Last week, the class was asked to bring in our proof sheets so the professor could point out the most promising images. She chose a particular image near the end of the roll, one of Felicia and Jonathan's three-year-old, Katherine. She went on to say that she also really liked what I was experimenting with in the last few shots, those images after Katherine.

Now let's travel back in time to the moment I photographed Katherine. After taking a few shots, she wanted to take pictures too. I placed her little finger on the button and let her haphazardly snap away.

Those artsy last photos on the roll were taken by a three-year-old.


Hmm . . . today I had a excellent embarrassing experience.

For my photo project, I'm required to take pictures of subjects sitting by a window. I thought, "Espresso News has windows. Espresso News has coffee. Espresso News, I will go." I recruited Bonnie to be the stunning blonde, deep in thought about world hunger and the plight of Ethiopian widows. You know, pictures Facebook style.

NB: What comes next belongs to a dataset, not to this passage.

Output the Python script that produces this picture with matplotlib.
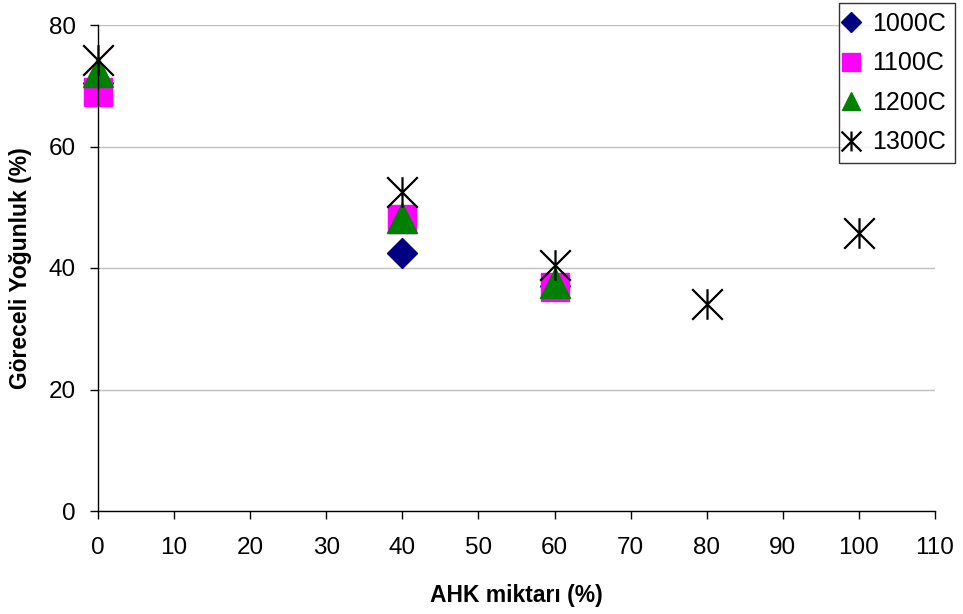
import numpy as np
import matplotlib.pyplot as plt
from matplotlib.path import Path

plt.rcParams['font.family'] = ['Liberation Sans', 'DejaVu Sans']

# data
ahk = [0, 40, 60]
ahk_1300 = [0, 40, 60, 80, 100]
dens_1000 = [70.5, 42.5, 37.0]
dens_1100 = [69.0, 48.0, 36.8]
dens_1200 = [72.3, 48.3, 37.5]
dens_1300 = [74.2, 52.5, 40.5, 34.0, 45.8]

xticks = list(range(0, 111, 10))
yticks = [0, 20, 40, 60, 80]

# asterisk marker: an X with a vertical bar through it
star = Path([(-1, -1), (1, 1), (-1, 1), (1, -1), (0, -1), (0, 1)],
            [Path.MOVETO, Path.LINETO, Path.MOVETO, Path.LINETO,
             Path.MOVETO, Path.LINETO])

fig = plt.figure(figsize=(9.63, 6.14), dpi=100)
ax = fig.add_axes([98 / 963, 1 - 511 / 614, (935 - 98) / 963, (511 - 25) / 614])

ax.plot(ahk, dens_1000, ls='none', marker='D', ms=15, color='#000080',
        label='1000C')
ax.plot(ahk, dens_1100, ls='none', marker='s', ms=20, color='#FF00FF',
        label='1100C')
ax.plot(ahk, dens_1200, ls='none', marker='^', ms=21, color='#008000',
        label='1200C')
ax.plot(ahk_1300, dens_1300, ls='none', marker=star, ms=22, mew=1.6,
        color='black', mfc='none', label='1300C')

ax.set_xlim(0, 110)
ax.set_ylim(0, 80)
ax.set_xticks(xticks)
ax.set_yticks(yticks)
ax.tick_params(labelsize=17.5, length=6, width=1, colors='black')
ax.tick_params(axis='x', pad=13)
ax.tick_params(axis='y', pad=10)
ax.grid(axis='y', color='#c0c0c0', lw=1)
ax.set_axisbelow(True)
for s in ['top', 'right']:
    ax.spines[s].set_visible(False)
for s in ['left', 'bottom']:
    ax.spines[s].set_linewidth(1)
for ln in ax.lines:
    ln.set_clip_on(False)

ax.set_xlabel('AHK miktarı (%)', fontsize=16.5, fontweight='bold', labelpad=18)
ax.set_ylabel('Göreceli Yoğunluk (%)', fontsize=16.5, fontweight='bold',
              labelpad=12)

leg = fig.legend(loc='upper right', bbox_to_anchor=(955 / 963, 1 - 3 / 614),
                 fontsize=18, markerscale=0.65, frameon=True, fancybox=False,
                 edgecolor='black', handlelength=0.3, handletextpad=0.7,
                 labelspacing=0.62, borderpad=0.35, borderaxespad=0)
leg.get_frame().set_linewidth(1)

fig.savefig('out.png', dpi=100)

It is impossible to shoot without feeling (and looking) totally lame. I mean, come on. Taking pictures in a coffee shop? By a window? With a book? Just add an engagement ring and a Taylor t-shirt and I'd be a Caedmon's Call fan, circa 1997.

Therefore, many jokes of questionable taste were exchanged to highlight the lameness of the situation. Bonnie has worn me down to this base affect, especially in the area of being The Obnoxious Dirty Man. The man that grunts, "I'll clean up your table," 'clean up' meaning some sort of sexual act and 'table' meaning you. Now, for those of you who don't know, I am not The Obnoxious Dirty Man in real life. I don't hit on males. Most of the time, I don't even make eye contact. I'm practically a 10-year-old girl when it comes to the subject.

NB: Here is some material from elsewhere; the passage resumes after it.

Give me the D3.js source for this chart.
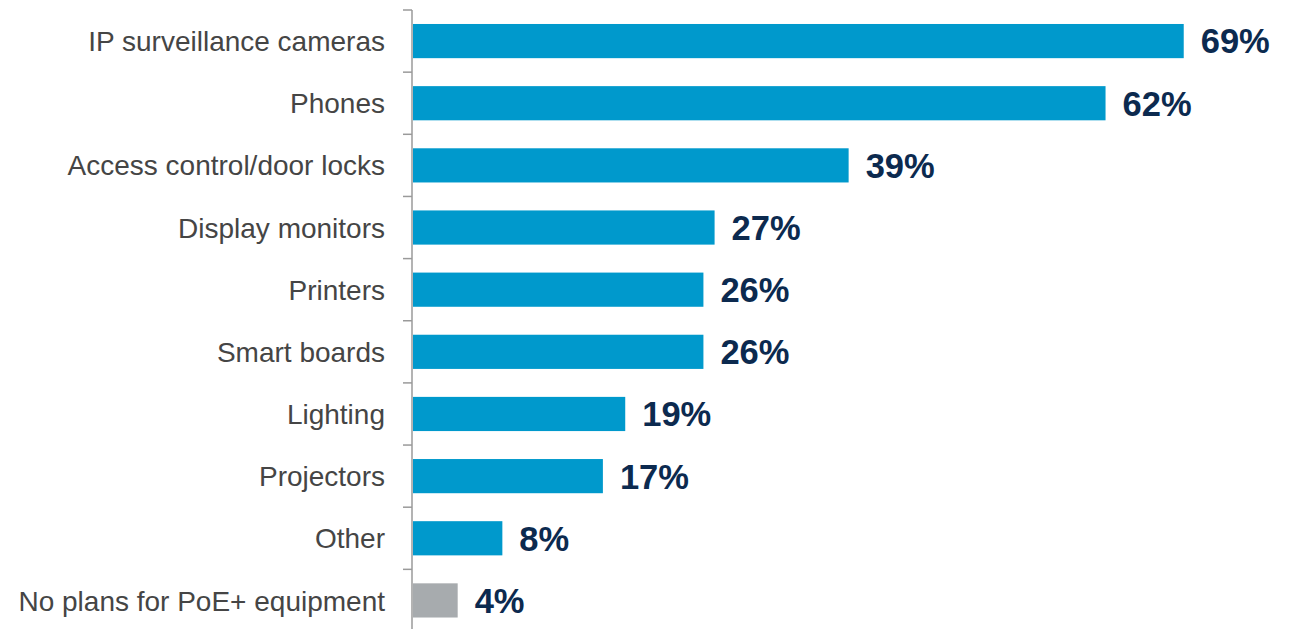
<!DOCTYPE html>
<html><head><meta charset="utf-8">
<script src="https://cdn.jsdelivr.net/npm/d3@7"></script>
<style>body{margin:0;background:#fff;}svg{display:block;}</style>
</head><body>
<svg id="chart" width="1296" height="629"></svg>
<script>
const categories = ["IP surveillance cameras","Phones","Access control/door locks","Display monitors","Printers","Smart boards","Lighting","Projectors","Other","No plans for PoE+ equipment"];
const values = [69,62,39,27,26,26,19,17,8,4];
const highlight = [false,false,false,false,false,false,false,false,false,true];

const svg = d3.select("#chart");
const x = d3.scaleLinear().domain([0,100]).range([413,1530]);
const y = d3.scaleBand().domain(categories).range([10,631.5]).paddingInner(0.45).paddingOuter(0.225);
const step = y.step();

// axis line
svg.append("line").attr("x1",412).attr("x2",412).attr("y1",10).attr("y2",629)
  .attr("stroke","#9a9a9a").attr("stroke-width",1.5);
// ticks at band boundaries
svg.selectAll("line.tick").data(categories).enter().append("line").attr("class","tick")
  .attr("x1",403).attr("x2",412)
  .attr("y1",d=>y(d)-step*0.225).attr("y2",d=>y(d)-step*0.225)
  .attr("stroke","#9a9a9a").attr("stroke-width",1.5);

// bars
svg.selectAll("rect.bar").data(categories).enter().append("rect").attr("class","bar")
  .attr("x",x(0)).attr("y",d=>y(d)).attr("height",y.bandwidth())
  .attr("width",(d,i)=>x(values[i])-x(0))
  .attr("fill",(d,i)=>highlight[i]?"#a7abae":"#0099cc");

// category labels
svg.selectAll("text.cat").data(categories).enter().append("text").attr("class","cat")
  .attr("x",385).attr("y",d=>y(d)+y.bandwidth()/2).attr("dy","0.36em")
  .attr("text-anchor","end").attr("font-family","'Liberation Sans', Arial, sans-serif")
  .attr("font-size",28).attr("fill","#454545").text(d=>d);

// value labels
svg.selectAll("text.val").data(categories).enter().append("text").attr("class","val")
  .attr("x",(d,i)=>x(values[i])+17).attr("y",d=>y(d)+y.bandwidth()/2).attr("dy","0.36em")
  .attr("font-family","'Liberation Sans', Arial, sans-serif").attr("font-weight","bold")
  .attr("font-size",34.5).attr("fill","#0c2a4f").text((d,i)=>values[i]+"%");
</script>
</body></html>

Out of the corner of my eye, I see a guy walking towards the stairs. No other details were noted. His only qualification for the upcoming joke was that he was male. In my best Obnoxious Dirty Man voice, I turned in his direction and said "I'll take you picture, if you know what I mean." The comment was only meant as a joke for Bonnie's enjoyment. As you might have guessed by now, he heard me. And turned back around and looked at me. And was actually college-age and attractive.

I've got to work on my inside voice.